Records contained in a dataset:
━━━━━━━━━━━━━━━━━━━━
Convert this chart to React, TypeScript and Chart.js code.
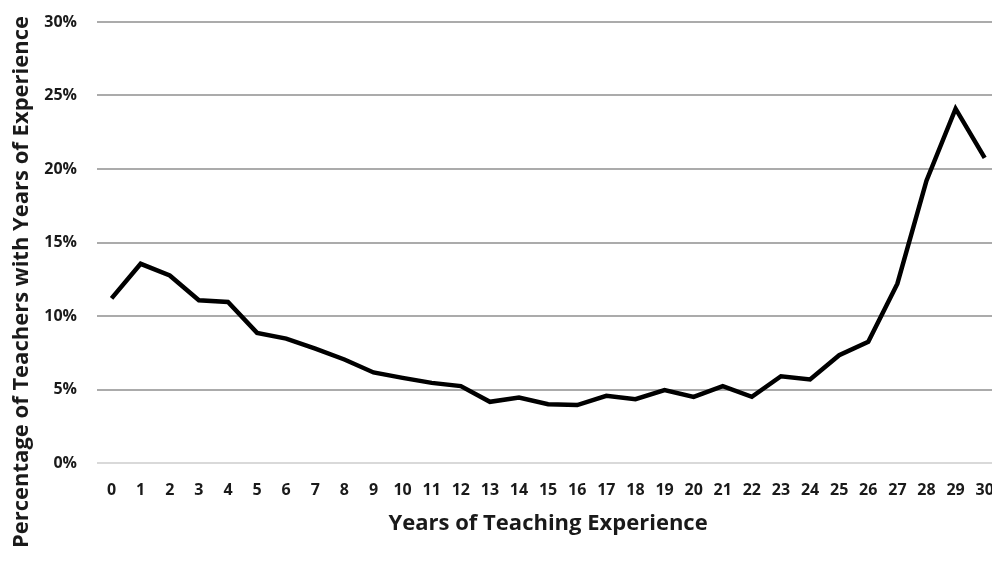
import React, { useEffect, useRef } from "react";
import { Chart, registerables } from "chart.js";

Chart.register(...registerables);

const years: string[] = Array.from({ length: 31 }, (_, i) => String(i));
const percentages: number[] = [
  11.2, 13.55, 12.76, 11.07, 10.95, 8.85, 8.46, 7.78, 7.04, 6.16, 5.79, 5.45,
  5.23, 4.16, 4.46, 4.0, 3.94, 4.57, 4.34, 4.96, 4.5, 5.23, 4.5, 5.9, 5.68,
  7.33, 8.24, 12.2, 19.2, 24.1, 20.75,
];
const yTicks: number[] = [0, 5, 10, 15, 20, 25, 30];
const xTitle = "Years of Teaching Experience";
const yTitle = "Percentage of Teachers with Years of Experience";

const FONT = "'Open Sans', 'DejaVu Sans', sans-serif";

const yTitlePlugin = {
  id: "yTitlePlugin",
  afterDraw(chart: any) {
    const { ctx, chartArea } = chart;
    ctx.save();
    ctx.font = `bold 22px ${FONT}`;
    ctx.fillStyle = "#1a1a1a";
    ctx.textAlign = "center";
    ctx.textBaseline = "middle";
    ctx.translate(22, chartArea.bottom - 181);
    ctx.rotate(-Math.PI / 2);
    ctx.fillText(yTitle, 0, 0);
    ctx.restore();
  },
};

export default function App() {
  const ref = useRef<HTMLCanvasElement | null>(null);

  useEffect(() => {
    if (!ref.current) return;
    const chart = new Chart(ref.current, {
      type: "line",
      data: {
        labels: years,
        datasets: [
          {
            data: percentages,
            borderColor: "#000000",
            borderWidth: 4.5,
            pointRadius: 0,
            tension: 0,
            fill: false,
          },
        ],
      },
      plugins: [yTitlePlugin],
      options: {
        responsive: false,
        animation: false,
        devicePixelRatio: 1,
        layout: { padding: { top: 0, right: 10, left: 0, bottom: 0 } },
        plugins: { legend: { display: false }, tooltip: { enabled: false } },
        scales: {
          x: {
            type: "category",
            offset: true,
            grid: { display: false, drawTicks: false },
            border: { display: false },
            ticks: {
              color: "#1a1a1a",
              font: { family: FONT, size: 16, weight: "bold" },
              padding: 18,
              maxRotation: 0,
              autoSkip: false,
            },
            title: {
              display: true,
              text: xTitle,
              color: "#1a1a1a",
              font: { family: FONT, size: 22, weight: "bold" },
              padding: { top: 0, bottom: 26 },
            },
            afterFit: (s: any) => {
              s.height = 100;
            },
          },
          y: {
            min: 0,
            max: 30,
            afterBuildTicks: (s: any) => {
              s.ticks = yTicks.map((v) => ({ value: v }));
            },
            grid: {
              drawTicks: false,
              lineWidth: 2,
              color: (ctx: any) =>
                ctx.tick && ctx.tick.value === 0 ? "#d9d9d9" : "#ababab",
            },
            border: { display: false },
            ticks: {
              color: "#1a1a1a",
              font: { family: FONT, size: 16, weight: "bold" },
              padding: 20,
              callback: (v: any) => `${v}%`,
            },
            afterFit: (s: any) => {
              s.width = 97;
              s.paddingTop = 22;
              s.paddingBottom = 0;
            },
          },
        },
      },
    });
    return () => chart.destroy();
  }, []);

  return (
    <div
      style={{
        position: "fixed",
        left: 0,
        top: 0,
        width: 992,
        height: 563,
        overflow: "hidden",
        background: "#ffffff",
      }}
    >
      <canvas ref={ref} width={1012} height={563} style={{ display: "block" }} />
    </div>
  );
}
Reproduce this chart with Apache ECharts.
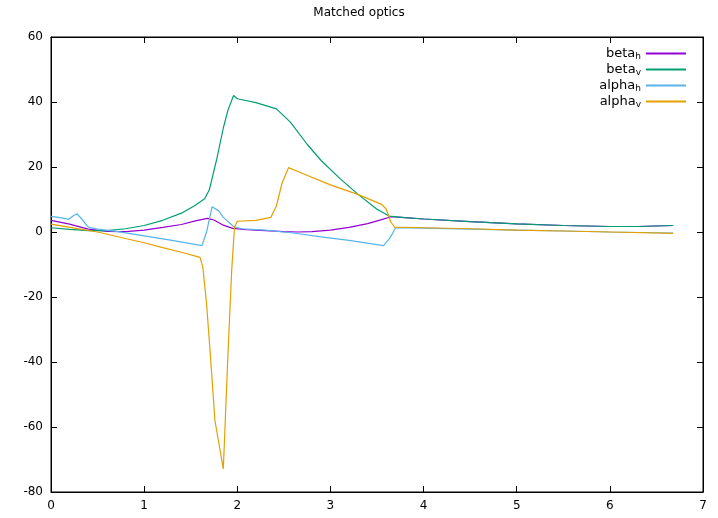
<!DOCTYPE html>
<html lang="en">
<head>
	<meta charset="UTF-8">
	<title>Matched optics</title>
	<script src="https://cdn.jsdelivr.net/npm/echarts@6/dist/echarts.min.js"></script>
	<style>
		html, body { margin: 0; padding: 0; background: #fff; }
		#chart { width: 718px; height: 518px; }
	</style>
</head>
<body>
<div id="chart"></div>
<script>
	// values, [s, value]
	var betaH = [[0,3.6],[0.2,2.4],[0.4,0.9],[0.6,0.2],[0.8,0.1],[1.0,0.6],[1.2,1.4],[1.4,2.3],[1.55,3.4],[1.68,4.2],[1.75,3.7],[1.85,2.1],[1.95,1.1],[2.1,0.7],[2.3,0.4],[2.5,0.1],[2.65,0],[2.8,0.1],[3.0,0.6],[3.2,1.4],[3.4,2.6],[3.55,3.8],[3.65,4.7],[3.8,4.4],[4.0,4.0],[4.5,3.2],[5.0,2.5],[5.5,2.0],[6.0,1.7],[6.3,1.7],[6.68,2.0]];
	var betaV = [[0,1.3],[0.2,0.8],[0.4,0.4],[0.6,0.4],[0.8,1.0],[1.0,2.0],[1.2,3.6],[1.4,5.8],[1.55,8.2],[1.65,10.2],[1.7,13],[1.78,22.5],[1.85,32],[1.9,37.5],[1.96,42],[2.0,41],[2.2,39.8],[2.42,37.9],[2.57,33.8],[2.75,27],[2.9,22],[3.1,16.5],[3.3,11.5],[3.5,7],[3.63,4.9],[3.8,4.4],[4.0,4.0],[4.5,3.2],[5.0,2.5],[5.5,2.0],[6.0,1.7],[6.3,1.7],[6.68,2.0]];
	var alphaH = [[0,4.8],[0.1,4.4],[0.19,3.9],[0.24,5.0],[0.28,5.6],[0.33,4],[0.4,1.5],[0.5,0.9],[0.7,0.2],[1.0,-1.2],[1.3,-2.6],[1.62,-4.2],[1.67,0],[1.73,7.8],[1.8,6.5],[1.85,4.5],[1.96,1.7],[2.05,1.0],[2.3,0.6],[2.6,-0.3],[2.9,-1.5],[3.2,-2.6],[3.57,-4.2],[3.64,-1.8],[3.7,1.3],[4.0,1.2],[4.5,0.9],[5.0,0.6],[5.5,0.3],[6.0,0.0],[6.68,-0.3]];
	var alphaV = [[0,2.4],[0.25,1.2],[0.5,0],[0.8,-2],[1.0,-3.3],[1.2,-4.8],[1.41,-6.3],[1.6,-7.8],[1.63,-10.8],[1.67,-22],[1.71,-37.5],[1.76,-58],[1.85,-72.9],[1.9,-37.5],[1.94,-11.8],[1.97,1.5],[2.0,3.3],[2.2,3.6],[2.36,4.5],[2.42,8],[2.48,15],[2.55,19.8],[2.65,18.6],[3.0,14.5],[3.3,11.5],[3.55,8.5],[3.6,7],[3.65,3],[3.69,1.5],[4.0,1.3],[4.5,1.0],[5.0,0.6],[5.5,0.3],[6.0,0.0],[6.68,-0.4]];

	var seriesNames = ['beta_h', 'beta_v', 'alpha_h', 'alpha_v'];
	var seriesColors = ['#9400d3', '#009e73', '#56b4e9', '#e69f00'];
	var seriesData = [betaH, betaV, alphaH, alphaV];

	var font = 'DejaVu Sans';
	var chart = echarts.init(document.getElementById('chart'), null, {renderer: 'canvas'});

	function axis(pos, show, extra) {
		var a = {
			type: 'value',
			position: pos,
			axisLine: {show: true, onZero: false, lineStyle: {color: '#000', width: 1}},
			axisTick: {show: true, inside: true, length: 6, lineStyle: {color: '#000'}},
			axisLabel: {show: show, color: '#000', fontFamily: font, fontSize: 12, margin: 8},
			splitLine: {show: false}
		};
		for (var k in extra) a[k] = extra[k];
		return a;
	}

	chart.setOption({
		animation: false,
		backgroundColor: '#fff',
		title: {
			text: 'Matched optics',
			left: 'center',
			top: 2,
			textStyle: {fontFamily: font, fontSize: 12, fontWeight: 'normal', color: '#000'}
		},
		legend: {
			orient: 'vertical',
			align: 'right',
			right: 26,
			top: 42,
			itemWidth: 40,
			itemHeight: 12,
			itemGap: 1.5,
			data: seriesNames,
			itemStyle: {opacity: 0},
			formatter: function (name) {
				var p = name.split('_');
				return '{m|' + p[0] + '}{s|' + p[1] + '}';
			},
			textStyle: {
				fontFamily: font,
				color: '#000',
				rich: {
					m: {fontFamily: font, fontSize: 13, lineHeight: 16, color: '#000'},
					s: {fontFamily: font, fontSize: 9, lineHeight: 9, verticalAlign: 'bottom', color: '#000'}
				}
			}
		},
		grid: {left: 51, right: 15, top: 37, bottom: 26, show: true, borderColor: '#000', borderWidth: 1},
		xAxis: [
			axis('bottom', true, {min: 0, max: 7, interval: 1}),
			axis('top', false, {min: 0, max: 7, interval: 1})
		],
		yAxis: [
			axis('left', true, {min: -80, max: 60, interval: 20}),
			axis('right', false, {min: -80, max: 60, interval: 20})
		],
		series: seriesData.map(function (d, i) {
			return {
				name: seriesNames[i],
				type: 'line',
				data: d,
				symbol: 'none',
				smooth: false,
				color: seriesColors[i],
				lineStyle: {width: 1.2, color: seriesColors[i]}
			};
		})
	});
</script>
</body>
</html>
━━━━━━━━━━━━━━━━━━━━
Exercise: Take the records above from their first line through the line with "const ref = useRef<HTMLCanvasElement" and set those lines down word for word, minus the pictures.

Result of this exercise:
Convert this chart to React, TypeScript and Chart.js code.
import React, { useEffect, useRef } from "react";
import { Chart, registerables } from "chart.js";

Chart.register(...registerables);

const years: string[] = Array.from({ length: 31 }, (_, i) => String(i));
const percentages: number[] = [
  11.2, 13.55, 12.76, 11.07, 10.95, 8.85, 8.46, 7.78, 7.04, 6.16, 5.79, 5.45,
  5.23, 4.16, 4.46, 4.0, 3.94, 4.57, 4.34, 4.96, 4.5, 5.23, 4.5, 5.9, 5.68,
  7.33, 8.24, 12.2, 19.2, 24.1, 20.75,
];
const yTicks: number[] = [0, 5, 10, 15, 20, 25, 30];
const xTitle = "Years of Teaching Experience";
const yTitle = "Percentage of Teachers with Years of Experience";

const FONT = "'Open Sans', 'DejaVu Sans', sans-serif";

const yTitlePlugin = {
  id: "yTitlePlugin",
  afterDraw(chart: any) {
    const { ctx, chartArea } = chart;
    ctx.save();
    ctx.font = `bold 22px ${FONT}`;
    ctx.fillStyle = "#1a1a1a";
    ctx.textAlign = "center";
    ctx.textBaseline = "middle";
    ctx.translate(22, chartArea.bottom - 181);
    ctx.rotate(-Math.PI / 2);
    ctx.fillText(yTitle, 0, 0);
    ctx.restore();
  },
};

export default function App() {
  const ref = useRef<HTMLCanvasElement | null>(null);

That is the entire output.